M4 Carbine Still Sucks

WWS pal and frequent DAILY STANDARD contributor Christian Lowe had an excellent piece on the M4 Carbine at Military.com on Wednesday. The crux of it:

The primary weapon carried by most soldiers into battle in Iraq andAfghanistan performed the worst in a recent series of tests designed to see how it stacked up against three other top carbines in sandy environments. After firing 6,000 rounds through ten M4s in a dust chamber at the Army’s Aberdeen test center in Maryland this fall, the weapons experienced a total of 863 minor stoppages and 19 that would have required the armorer to fix the problem.

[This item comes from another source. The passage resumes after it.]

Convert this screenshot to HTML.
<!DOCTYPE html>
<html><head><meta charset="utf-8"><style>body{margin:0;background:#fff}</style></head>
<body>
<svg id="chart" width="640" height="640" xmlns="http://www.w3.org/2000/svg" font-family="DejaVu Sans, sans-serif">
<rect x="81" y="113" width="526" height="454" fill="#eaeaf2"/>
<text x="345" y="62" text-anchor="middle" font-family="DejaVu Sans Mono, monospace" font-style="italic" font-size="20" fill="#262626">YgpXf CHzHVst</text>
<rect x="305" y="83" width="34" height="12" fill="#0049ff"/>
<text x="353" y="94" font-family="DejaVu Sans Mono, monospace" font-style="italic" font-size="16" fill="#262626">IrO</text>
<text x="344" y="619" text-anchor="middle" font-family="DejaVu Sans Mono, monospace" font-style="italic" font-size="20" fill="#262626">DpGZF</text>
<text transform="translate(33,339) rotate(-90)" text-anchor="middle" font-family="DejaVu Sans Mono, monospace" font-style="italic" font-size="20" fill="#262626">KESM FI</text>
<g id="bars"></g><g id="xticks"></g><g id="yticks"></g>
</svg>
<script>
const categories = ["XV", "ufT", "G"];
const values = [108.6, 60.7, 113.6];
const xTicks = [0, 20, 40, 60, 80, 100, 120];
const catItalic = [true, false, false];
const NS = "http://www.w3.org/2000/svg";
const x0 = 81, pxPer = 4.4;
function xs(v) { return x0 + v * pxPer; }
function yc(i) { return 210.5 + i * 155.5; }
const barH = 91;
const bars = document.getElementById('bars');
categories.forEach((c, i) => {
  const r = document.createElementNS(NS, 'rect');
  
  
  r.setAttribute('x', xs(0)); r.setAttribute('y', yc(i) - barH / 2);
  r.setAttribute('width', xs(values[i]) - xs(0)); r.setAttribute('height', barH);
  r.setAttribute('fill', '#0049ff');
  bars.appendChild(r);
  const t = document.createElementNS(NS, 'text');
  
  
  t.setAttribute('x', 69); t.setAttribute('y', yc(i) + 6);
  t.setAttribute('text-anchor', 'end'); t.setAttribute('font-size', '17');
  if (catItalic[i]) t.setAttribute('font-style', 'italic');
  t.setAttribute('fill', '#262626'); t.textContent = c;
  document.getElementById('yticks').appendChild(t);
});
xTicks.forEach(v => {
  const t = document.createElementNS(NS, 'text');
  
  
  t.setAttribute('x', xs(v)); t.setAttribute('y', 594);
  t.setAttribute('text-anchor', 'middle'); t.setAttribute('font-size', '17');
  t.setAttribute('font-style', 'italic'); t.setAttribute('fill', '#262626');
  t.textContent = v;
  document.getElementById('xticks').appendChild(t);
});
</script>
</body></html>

Stacked up against the M4 during the side-by-side tests were two other weapons popular with special operations forces, including the Heckler and Koch 416 and the FN USA Special Operations Combat Assault Rifle, or Mk16…. “This isn’t brain surgery — a rifle needs to do three things: shoot when you pull the trigger, put bullets where you aim them and deliver enough energy to stop what’s attacking you,” the staffer told Military.com in an email. “If the M4 can’t be depended on to shoot then everything else is irrelevant.” The staffer offered a different perspective of how to view the Army’s result. If you look at the numbers, he reasoned, the M4’s 882 total stoppages averages out to a jam every 68 rounds. There are about 30 rounds per magazine in the M4.

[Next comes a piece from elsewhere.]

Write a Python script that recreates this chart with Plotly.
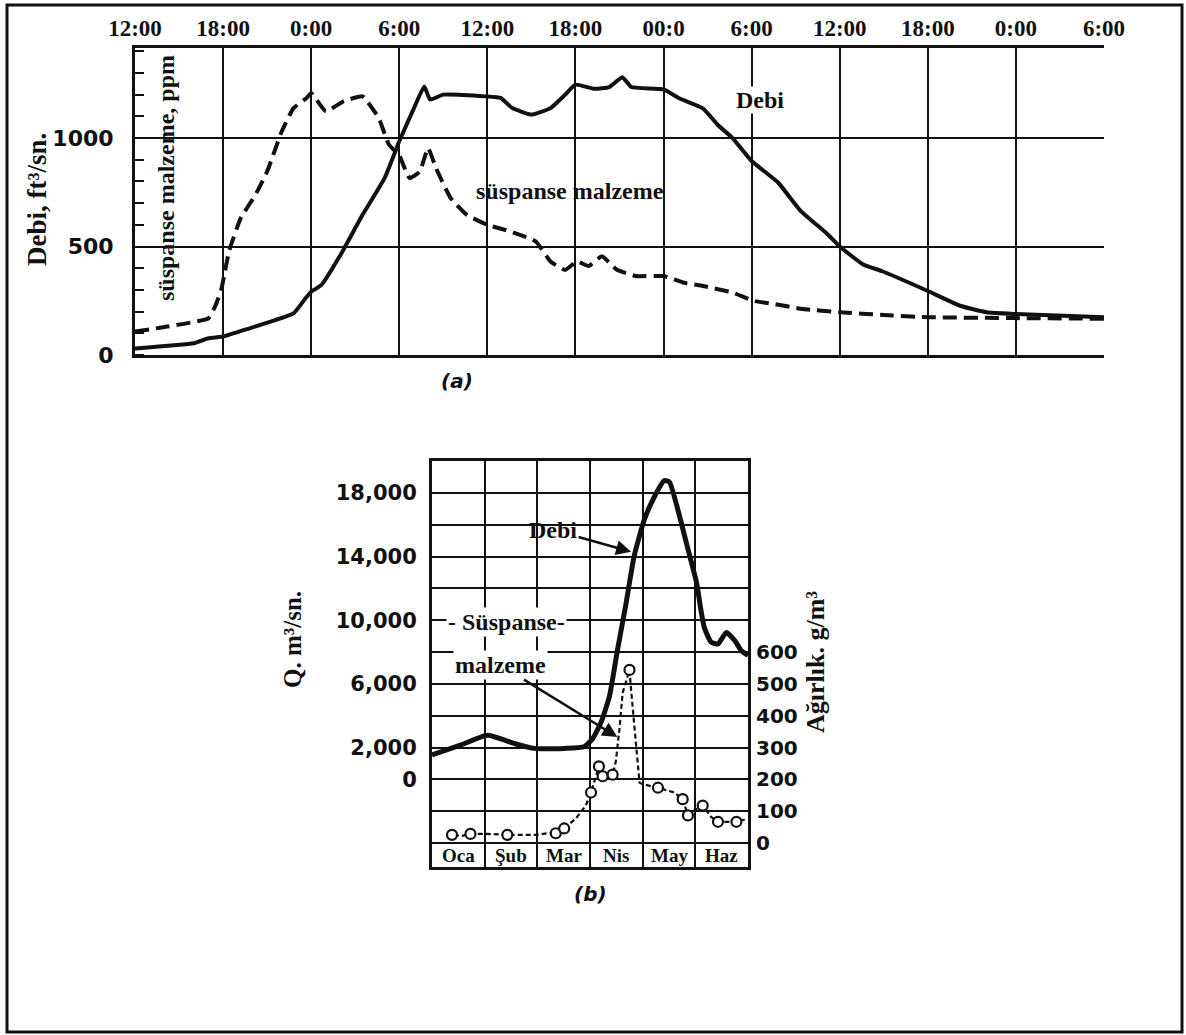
import plotly.graph_objects as go

# ---------------- (a) hydrograph, hours from 12:00 of day 1 ----------------
time_labels = ["12:00", "18:00", "0:00", "6:00", "12:00", "18:00", "00:0",
               "6:00", "12:00", "18:00", "0:00", "6:00"]
time_ticks_h = [0, 6, 12, 18, 24, 30, 36, 42, 48, 54, 60, 66]

hours_debi = [0, 4, 5, 6, 7.8, 9.5, 10.8, 11.6, 12, 12.7, 14, 15.5, 17, 18, 19,
              19.7, 20.1, 21, 23.9, 24.9, 25.7, 27, 28.3, 29.3, 30, 31.3, 32.3,
              33.2, 33.8, 36, 37.1, 38.7, 39.7, 40.7, 42, 43.8, 45.3, 47.1, 48,
              49.6, 50.9, 54, 56.2, 58, 60, 66]
debi_cfs = [30, 54, 77, 85, 123, 160, 192, 260, 292, 323, 462, 646, 815, 985,
            1138, 1238, 1177, 1200, 1192, 1185, 1138, 1108, 1138, 1200, 1246,
            1227, 1235, 1280, 1235, 1224, 1182, 1136, 1060, 1000, 894, 795, 667,
            561, 500, 417, 386, 295, 227, 197, 189, 174]

hours_sed = [0, 2.2, 5, 5.5, 5.9, 6.4, 7.2, 8.2, 9, 10, 10.8, 11.7, 12, 13,
             14.2, 15.5, 16.6, 17.3, 18, 18.7, 19.4, 19.96, 20.5, 21.5, 22.6,
             24, 25.6, 27.3, 28.3, 29.3, 30.1, 30.9, 31.8, 32.8, 34.1, 36, 37.4,
             38.7, 40.7, 42.1, 43.5, 45.5, 48, 51.6, 54.1, 60, 66]
sed_ppm = [108, 131, 169, 231, 308, 477, 631, 738, 846, 1031, 1138, 1185, 1208,
           1123, 1169, 1192, 1092, 969, 920, 815, 846, 954, 862, 723, 646, 600,
           569, 523, 431, 392, 431, 410, 455, 394, 364, 364, 333, 318, 288, 250,
           235, 212, 197, 182, 174, 170, 167]

# ---------------- (b) monthly, months from start of Ocak ----------------
months = ["Oca", "Şub", "Mar", "Nis", "May", "Haz"]

month_q = [0, 0.54, 1.05, 1.56, 1.94, 2.51, 2.89, 3.05, 3.21, 3.37, 3.52, 3.68,
           3.84, 4.03, 4.22, 4.41, 4.51, 4.67, 4.86, 5.02, 5.11, 5.17, 5.30,
           5.43, 5.59, 5.75, 5.87, 6.0]
q_m3s = [1540, 2150, 2770, 2260, 1950, 1950, 2050, 2560, 3590, 5230, 8100,
         10970, 14050, 16300, 17740, 18770, 18670, 16920, 14460, 12410, 10560,
         9540, 8620, 8510, 9230, 8720, 8100, 7790]

month_s = [0.27, 0.38, 0.57, 0.73, 1.05, 1.43, 2.0, 2.19, 2.35, 2.51, 2.73, 2.92,
           3.02, 3.11, 3.17, 3.24, 3.43, 3.49, 3.56, 3.62, 3.75, 3.78, 3.84,
           3.94, 4.0, 4.29, 4.60, 4.76, 4.86, 4.98, 5.14, 5.30, 5.43, 5.59,
           5.78, 5.94]
sed_gm3 = [21, 26, 23, 29, 29, 26, 26, 31, 31, 46, 77, 118, 159, 205, 241, 210,
           215, 256, 359, 472, 544, 482, 369, 190, 185, 174, 159, 138, 87, 103,
           118, 82, 67, 67, 67, 74]

month_pts = [0.38, 0.73, 1.43, 2.35, 2.51, 3.02, 3.17, 3.24, 3.43, 3.75, 4.29,
             4.76, 4.86, 5.14, 5.43, 5.78]
sed_pts = [26, 29, 26, 31, 46, 159, 241, 210, 215, 544, 174, 138, 87, 118, 67, 67]

q_ticks = list(range(-4000, 18001, 2000))
q_labels = {18000: "18,000", 14000: "14,000", 10000: "10,000", 6000: "6,000",
            2000: "2,000", 0: "0"}
w_ticks = [0, 100, 200, 300, 400, 500, 600]

W, H = 1186, 1035
def px(x):
    return x / W
def py(y):
    return 1 - y / H

INK = "#111111"
SERIF = "Liberation Serif"
ROUND = "DejaVu Sans"

fig = go.Figure()

fig.add_trace(go.Scatter(x=hours_sed, y=sed_ppm, mode="lines", xaxis="x", yaxis="y",
                         line=dict(color=INK, width=4, dash="14px,7px", shape="spline",
                                   smoothing=0.4),
                         showlegend=False, hoverinfo="skip"))
fig.add_trace(go.Scatter(x=hours_debi, y=debi_cfs, mode="lines", xaxis="x", yaxis="y",
                         line=dict(color=INK, width=4, shape="spline", smoothing=0.4),
                         showlegend=False, hoverinfo="skip"))

fig.add_trace(go.Scatter(x=month_q, y=q_m3s, mode="lines", xaxis="x2", yaxis="y2",
                         line=dict(color=INK, width=5, shape="spline", smoothing=0.5),
                         showlegend=False, hoverinfo="skip"))
fig.add_trace(go.Scatter(x=month_s, y=sed_gm3, mode="lines", xaxis="x2", yaxis="y4",
                         line=dict(color=INK, width=2.2, dash="5px,3px"),
                         showlegend=False, hoverinfo="skip"))
fig.add_trace(go.Scatter(x=month_pts, y=sed_pts, mode="markers", xaxis="x2", yaxis="y4",
                         marker=dict(symbol="circle", size=10, color="white",
                                     line=dict(color=INK, width=2.2)),
                         showlegend=False, hoverinfo="skip"))

top_dom_x = [px(135), px(1104)]
top_dom_y = [py(355), py(48)]
bot_dom_x = [px(432), px(748)]
bot_dom_y = [py(867), py(461)]

TICKSERIF = dict(family=SERIF, size=23, color=INK, weight="bold")
fig.update_layout(
    template="none",
    width=W, height=H,
    margin=dict(l=0, r=0, t=0, b=0, pad=0),
    paper_bgcolor="white", plot_bgcolor="white",
    xaxis=dict(domain=top_dom_x, range=[0, 66], side="top", automargin=False,
               tickvals=time_ticks_h, ticktext=time_labels, ticks="",
               tickfont=TICKSERIF,
               showgrid=True, gridcolor=INK, gridwidth=2.2,
               showline=True, linecolor=INK, linewidth=3, mirror=True,
               zeroline=False, ticklabelstandoff=0, anchor="y"),
    yaxis=dict(domain=top_dom_y, range=[0, 1415], tickvals=[0, 500, 1000],
               ticktext=["0", "500", "1000"], ticks="", automargin=False,
               tickfont=dict(family=ROUND, size=22, color=INK, weight="bold"),
               showgrid=True, gridcolor=INK, gridwidth=2.2,
               showline=True, linecolor=INK, linewidth=3, zeroline=False,
               ticklabelstandoff=14, anchor="x",
               minor=dict(tickvals=list(range(0, 1401, 100)), ticks="inside",
                          ticklen=9, tickwidth=2.2, tickcolor=INK, showgrid=False)),
    yaxis3=dict(overlaying="y", side="right", range=[0, 1415], anchor="x",
                automargin=False,
                tickvals=list(range(0, 1401, 100)), ticks="inside", ticklen=9,
                tickwidth=2.2, tickcolor=INK, showticklabels=False,
                showgrid=False, showline=True, linecolor=INK, linewidth=3,
                zeroline=False),
    xaxis2=dict(domain=bot_dom_x, range=[0, 6], tickvals=list(range(0, 7)),
                automargin=False,
                showticklabels=False, ticks="", showgrid=True, gridcolor=INK,
                gridwidth=2.2, showline=True, linecolor=INK, linewidth=3,
                mirror=True, zeroline=False, anchor="y2"),
    yaxis2=dict(domain=bot_dom_y, range=[-5500, 20000], tickvals=q_ticks,
                automargin=False,
                ticktext=[q_labels.get(v, "") for v in q_ticks], ticks="",
                tickfont=dict(family=ROUND, size=21, color=INK, weight="bold"),
                showgrid=True, gridcolor=INK, gridwidth=2.2,
                showline=True, linecolor=INK, linewidth=3, zeroline=False,
                ticklabelstandoff=8, anchor="x2"),
    yaxis4=dict(overlaying="y2", side="right", range=[-75, 1200], anchor="x2",
                automargin=False,
                tickvals=w_ticks, ticktext=[str(v) for v in w_ticks], ticks="",
                tickfont=dict(family=ROUND, size=20, color=INK, weight="bold"),
                showgrid=False, showline=True, linecolor=INK, linewidth=3,
                zeroline=False, ticklabelstandoff=1),
)

def big(size=24):
    return dict(family=SERIF, size=size, color=INK, weight="bold")

def ptext(text, x, y, size=24, angle=0, family=SERIF, bg=None):
    d = dict(text=text, x=px(x), y=py(y), xref="paper", yref="paper",
             xanchor="center", yanchor="middle", textangle=angle, showarrow=False,
             font=dict(family=family, size=size, color=INK, weight="bold"))
    if bg:
        d["bgcolor"] = bg
    return d

ann = []
# axis titles
ann.append(ptext("Debi, ft³/sn.", 37, 200, size=27, angle=-90))
ann.append(ptext("süspanse malzeme, ppm", 166, 178, size=24, angle=-90))
ann.append(ptext("Q. m³/sn.", 292, 640, size=25, angle=-90))
ann.append(ptext("Ağırlık. g/m³", 815, 662, size=26, angle=-90))
ann.append(ptext("<i>(a)</i>", 457, 381, size=20, family=ROUND))
ann.append(ptext("<i>(b)</i>", 590, 894, size=20, family=ROUND))
# series labels (a)
ann.append(dict(text="Debi", x=42.6, y=1175, xref="x", yref="y", showarrow=False,
                bgcolor="white", borderpad=0, font=big()))
ann.append(dict(text="süspanse malzeme", x=29.6, y=758, xref="x", yref="y",
                showarrow=False, font=big()))
# series labels (b)
ann.append(dict(text="Debi", x=3.78, y=14300, xref="x2", yref="y2", ax=-78, ay=-22,
                showarrow=True, arrowhead=2, arrowsize=1.2, arrowwidth=2.5,
                arrowcolor=INK, font=big()))
ann.append(ptext("- Süspanse-", 506, 622, size=24, bg="white"))
ann.append(dict(text="malzeme", x=3.52, y=333, xref="x2", yref="y4", ax=-117, ay=-72,
                showarrow=True, arrowhead=2, arrowsize=1.2, arrowwidth=2.5,
                arrowcolor=INK, bgcolor="white", font=big()))
for i, m in enumerate(months):
    ann.append(dict(text=m, x=i + 0.5, y=-4780, xref="x2", yref="y2", showarrow=False,
                    font=dict(family=SERIF, size=19, color=INK, weight="bold")))
fig.update_layout(annotations=ann)

fig.add_shape(type="rect", xref="paper", yref="paper", x0=px(7), x1=px(1182),
              y0=py(1032), y1=py(5), line=dict(color=INK, width=3), layer="below")

fig.write_html("out.html")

Lowe also notes “some grumbling about the stopping power of its 5.56mm round.” Since Mogadishu, the M4 has been criticized for its lack of stopping power (“Like stabbing a guy with an icepick”) which was detailed in Black Hawk Down, among other places. Little known fact: with the exception of the Browning Automatic Rifle and the M1 Garand Rifle, U.S. infantry weapons have uniformly sucked since the end of the First World War. Almost every decent weapon we have or have ever fielded is in fact derivative of some foreign weapon. The M249 SAW, for instance, is a Belgian FN Minimi. The M60 machinegun is a dumbed-down version of the German MG42 (a weapon that was panned by Aberdeen Proving Ground back in 1943–after it had killed about 10,000 American troops in North Africa and Sicily). I don’t know what it is, but there is something about the Army’s small arms development process that promotes mediocrity.